[The problem] Copy out exactly the lines from the one holding "Clone this chart" through the one holding "CartesianGrid, Legend, LabelList", ends included; omit images.

Source data:
____________________

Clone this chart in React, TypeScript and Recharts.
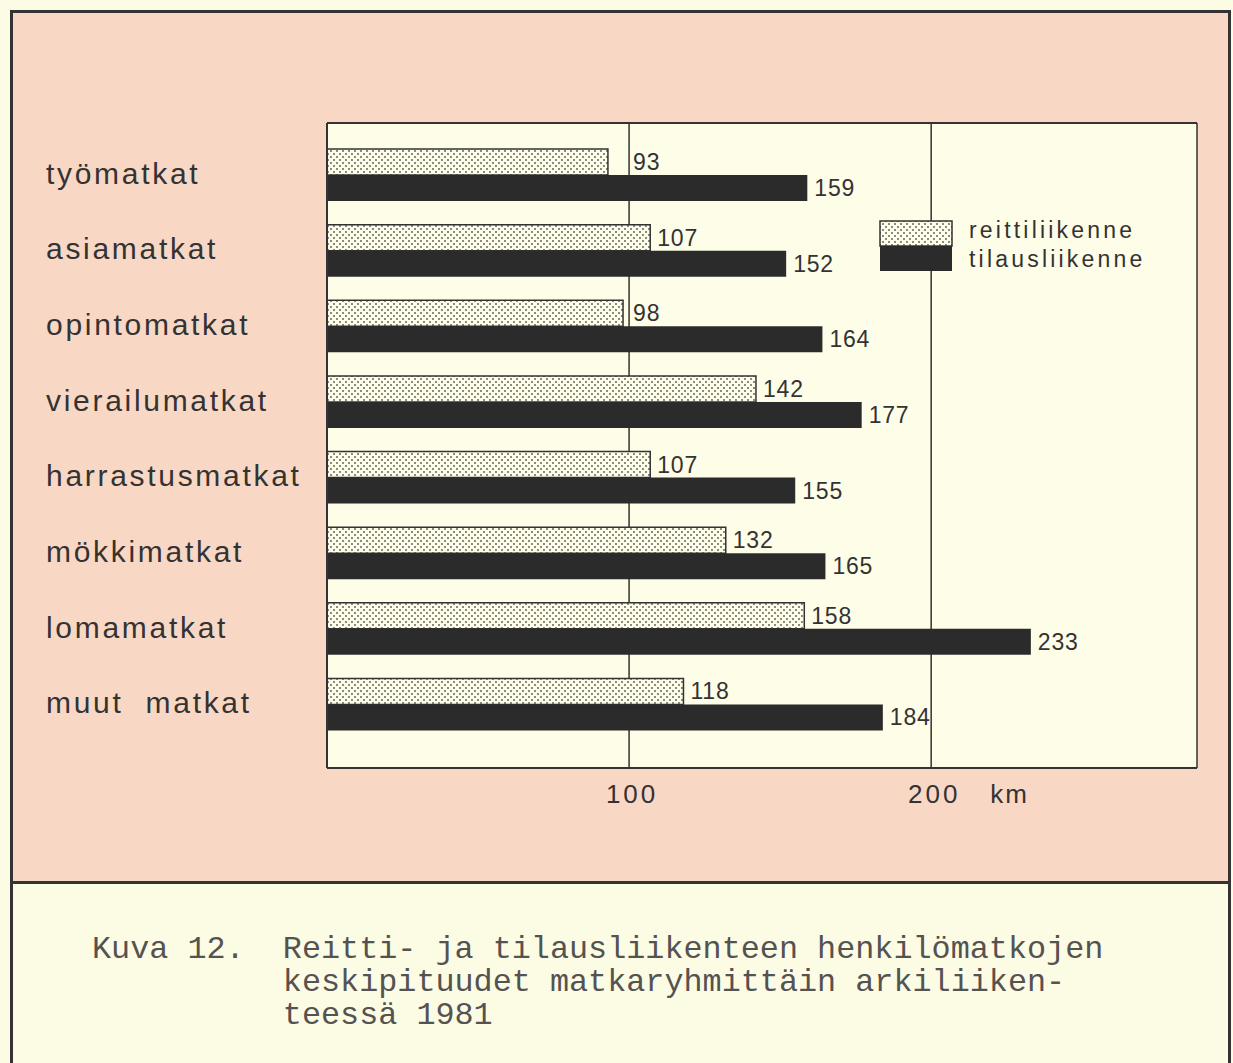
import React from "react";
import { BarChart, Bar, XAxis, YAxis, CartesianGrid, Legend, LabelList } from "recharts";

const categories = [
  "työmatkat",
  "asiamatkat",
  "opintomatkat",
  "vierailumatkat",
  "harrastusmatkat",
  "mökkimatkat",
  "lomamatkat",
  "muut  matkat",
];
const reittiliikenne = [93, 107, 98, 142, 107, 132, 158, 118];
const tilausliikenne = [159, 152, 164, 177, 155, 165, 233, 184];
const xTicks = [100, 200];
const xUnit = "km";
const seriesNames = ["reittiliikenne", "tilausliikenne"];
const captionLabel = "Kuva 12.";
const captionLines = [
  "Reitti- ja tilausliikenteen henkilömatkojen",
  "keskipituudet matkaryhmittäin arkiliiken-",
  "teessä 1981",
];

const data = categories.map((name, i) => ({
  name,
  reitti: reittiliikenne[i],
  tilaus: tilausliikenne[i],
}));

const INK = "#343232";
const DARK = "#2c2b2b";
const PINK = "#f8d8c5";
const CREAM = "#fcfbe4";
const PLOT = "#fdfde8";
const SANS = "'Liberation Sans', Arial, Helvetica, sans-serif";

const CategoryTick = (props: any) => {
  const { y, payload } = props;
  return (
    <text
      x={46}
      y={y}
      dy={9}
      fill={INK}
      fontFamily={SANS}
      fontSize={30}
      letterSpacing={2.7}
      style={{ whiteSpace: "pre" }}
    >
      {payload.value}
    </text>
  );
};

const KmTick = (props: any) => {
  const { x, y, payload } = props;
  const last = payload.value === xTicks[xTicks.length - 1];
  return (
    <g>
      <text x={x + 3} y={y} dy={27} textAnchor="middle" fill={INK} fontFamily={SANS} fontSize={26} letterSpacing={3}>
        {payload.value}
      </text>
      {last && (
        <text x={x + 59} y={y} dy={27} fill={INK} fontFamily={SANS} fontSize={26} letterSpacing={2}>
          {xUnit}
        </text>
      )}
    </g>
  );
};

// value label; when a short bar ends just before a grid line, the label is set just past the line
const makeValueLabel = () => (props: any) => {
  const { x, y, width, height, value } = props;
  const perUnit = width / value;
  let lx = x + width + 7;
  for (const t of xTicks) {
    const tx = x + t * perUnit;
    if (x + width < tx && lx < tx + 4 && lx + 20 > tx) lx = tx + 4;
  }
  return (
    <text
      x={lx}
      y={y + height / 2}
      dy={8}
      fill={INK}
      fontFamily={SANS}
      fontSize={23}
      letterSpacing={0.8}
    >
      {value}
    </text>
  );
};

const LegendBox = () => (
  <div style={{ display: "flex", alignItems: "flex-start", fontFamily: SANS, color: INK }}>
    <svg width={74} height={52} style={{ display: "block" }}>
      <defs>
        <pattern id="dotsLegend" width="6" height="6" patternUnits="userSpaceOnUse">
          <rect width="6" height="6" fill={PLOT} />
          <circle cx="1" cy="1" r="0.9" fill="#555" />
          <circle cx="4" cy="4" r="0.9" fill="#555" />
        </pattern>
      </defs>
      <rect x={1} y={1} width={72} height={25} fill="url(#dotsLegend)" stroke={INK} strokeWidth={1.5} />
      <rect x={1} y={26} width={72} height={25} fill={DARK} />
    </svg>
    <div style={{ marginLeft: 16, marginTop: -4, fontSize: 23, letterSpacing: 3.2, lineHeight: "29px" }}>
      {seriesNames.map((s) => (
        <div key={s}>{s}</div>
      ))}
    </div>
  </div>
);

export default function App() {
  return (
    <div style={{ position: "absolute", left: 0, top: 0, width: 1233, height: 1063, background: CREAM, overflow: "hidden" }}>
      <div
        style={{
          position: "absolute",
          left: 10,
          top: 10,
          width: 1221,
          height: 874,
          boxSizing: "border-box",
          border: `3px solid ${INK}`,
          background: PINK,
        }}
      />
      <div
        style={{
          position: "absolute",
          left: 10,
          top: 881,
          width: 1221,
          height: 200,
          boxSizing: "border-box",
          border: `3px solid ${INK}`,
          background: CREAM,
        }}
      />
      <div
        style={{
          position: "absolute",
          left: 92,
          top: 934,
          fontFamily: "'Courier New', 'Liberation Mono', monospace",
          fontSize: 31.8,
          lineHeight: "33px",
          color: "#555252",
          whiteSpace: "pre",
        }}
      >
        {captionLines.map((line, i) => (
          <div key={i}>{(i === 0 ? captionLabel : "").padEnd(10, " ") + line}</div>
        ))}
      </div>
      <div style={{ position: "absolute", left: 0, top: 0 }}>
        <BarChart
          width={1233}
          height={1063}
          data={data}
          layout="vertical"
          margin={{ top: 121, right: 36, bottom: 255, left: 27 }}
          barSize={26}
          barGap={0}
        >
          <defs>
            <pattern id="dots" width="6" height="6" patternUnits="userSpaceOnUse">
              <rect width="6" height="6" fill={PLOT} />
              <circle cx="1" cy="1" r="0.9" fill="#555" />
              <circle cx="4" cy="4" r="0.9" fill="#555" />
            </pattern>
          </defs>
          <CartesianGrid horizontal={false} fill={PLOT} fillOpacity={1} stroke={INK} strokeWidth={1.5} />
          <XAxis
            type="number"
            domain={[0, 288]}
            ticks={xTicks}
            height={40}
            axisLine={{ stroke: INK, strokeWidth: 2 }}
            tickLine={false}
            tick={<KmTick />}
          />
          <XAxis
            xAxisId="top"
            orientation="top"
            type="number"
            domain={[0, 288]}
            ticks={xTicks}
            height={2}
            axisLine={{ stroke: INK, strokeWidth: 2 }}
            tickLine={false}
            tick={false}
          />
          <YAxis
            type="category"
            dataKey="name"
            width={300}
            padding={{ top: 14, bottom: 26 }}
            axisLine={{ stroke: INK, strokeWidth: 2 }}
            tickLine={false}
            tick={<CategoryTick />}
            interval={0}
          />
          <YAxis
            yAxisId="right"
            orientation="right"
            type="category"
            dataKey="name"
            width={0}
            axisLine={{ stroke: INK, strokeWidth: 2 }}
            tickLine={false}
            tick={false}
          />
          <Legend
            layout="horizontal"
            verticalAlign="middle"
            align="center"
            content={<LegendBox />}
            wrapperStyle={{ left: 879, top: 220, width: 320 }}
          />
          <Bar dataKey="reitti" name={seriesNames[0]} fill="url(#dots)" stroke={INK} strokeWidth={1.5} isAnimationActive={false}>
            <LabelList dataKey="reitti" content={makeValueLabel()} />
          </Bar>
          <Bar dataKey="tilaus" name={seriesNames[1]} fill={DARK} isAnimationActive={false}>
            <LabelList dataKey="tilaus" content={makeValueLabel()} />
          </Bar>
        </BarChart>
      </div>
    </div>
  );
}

____________________

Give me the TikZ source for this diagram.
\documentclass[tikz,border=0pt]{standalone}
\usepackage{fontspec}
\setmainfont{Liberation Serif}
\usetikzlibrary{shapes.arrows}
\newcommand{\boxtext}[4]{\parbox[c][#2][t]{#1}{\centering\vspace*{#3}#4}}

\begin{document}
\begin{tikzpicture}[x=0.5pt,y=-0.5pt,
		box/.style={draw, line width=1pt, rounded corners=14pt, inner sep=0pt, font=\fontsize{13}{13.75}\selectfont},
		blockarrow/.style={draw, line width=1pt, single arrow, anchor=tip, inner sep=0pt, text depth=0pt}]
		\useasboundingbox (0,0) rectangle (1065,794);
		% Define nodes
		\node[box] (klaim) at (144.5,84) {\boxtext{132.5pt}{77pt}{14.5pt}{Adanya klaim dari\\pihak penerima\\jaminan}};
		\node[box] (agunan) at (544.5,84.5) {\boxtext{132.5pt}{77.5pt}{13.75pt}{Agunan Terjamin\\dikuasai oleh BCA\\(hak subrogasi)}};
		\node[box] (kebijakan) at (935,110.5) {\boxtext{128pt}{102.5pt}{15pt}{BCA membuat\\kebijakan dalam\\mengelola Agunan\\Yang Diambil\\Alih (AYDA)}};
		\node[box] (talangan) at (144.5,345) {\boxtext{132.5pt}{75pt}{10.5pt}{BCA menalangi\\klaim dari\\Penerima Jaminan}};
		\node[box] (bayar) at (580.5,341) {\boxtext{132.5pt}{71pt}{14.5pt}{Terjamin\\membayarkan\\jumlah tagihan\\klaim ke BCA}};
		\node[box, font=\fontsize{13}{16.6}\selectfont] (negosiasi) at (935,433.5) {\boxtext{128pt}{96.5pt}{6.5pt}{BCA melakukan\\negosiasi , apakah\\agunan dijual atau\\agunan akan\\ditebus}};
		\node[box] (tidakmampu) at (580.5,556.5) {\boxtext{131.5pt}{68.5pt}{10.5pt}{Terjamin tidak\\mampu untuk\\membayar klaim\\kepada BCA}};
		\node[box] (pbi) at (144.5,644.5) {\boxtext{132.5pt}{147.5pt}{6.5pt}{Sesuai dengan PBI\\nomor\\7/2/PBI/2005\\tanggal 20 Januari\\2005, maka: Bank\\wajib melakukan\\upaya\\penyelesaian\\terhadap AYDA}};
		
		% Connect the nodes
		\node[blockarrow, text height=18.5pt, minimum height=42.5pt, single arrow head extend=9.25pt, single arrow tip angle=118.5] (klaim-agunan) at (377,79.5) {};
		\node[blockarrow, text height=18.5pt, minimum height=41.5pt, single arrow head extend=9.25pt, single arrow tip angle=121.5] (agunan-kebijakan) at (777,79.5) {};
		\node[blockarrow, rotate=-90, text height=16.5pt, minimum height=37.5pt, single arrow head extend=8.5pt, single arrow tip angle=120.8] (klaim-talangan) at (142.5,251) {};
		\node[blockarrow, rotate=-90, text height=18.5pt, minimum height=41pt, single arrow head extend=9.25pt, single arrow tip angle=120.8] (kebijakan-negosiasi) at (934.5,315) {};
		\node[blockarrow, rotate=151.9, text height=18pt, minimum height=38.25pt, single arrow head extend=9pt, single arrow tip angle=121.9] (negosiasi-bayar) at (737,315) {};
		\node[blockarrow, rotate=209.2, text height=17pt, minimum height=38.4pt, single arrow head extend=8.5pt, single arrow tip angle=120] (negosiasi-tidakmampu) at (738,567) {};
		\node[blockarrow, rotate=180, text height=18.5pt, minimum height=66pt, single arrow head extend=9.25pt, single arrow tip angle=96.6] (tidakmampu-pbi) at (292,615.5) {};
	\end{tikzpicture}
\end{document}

____________________

[Response below]
Clone this chart in React, TypeScript and Recharts.
import React from "react";
import { BarChart, Bar, XAxis, YAxis, CartesianGrid, Legend, LabelList } from "recharts";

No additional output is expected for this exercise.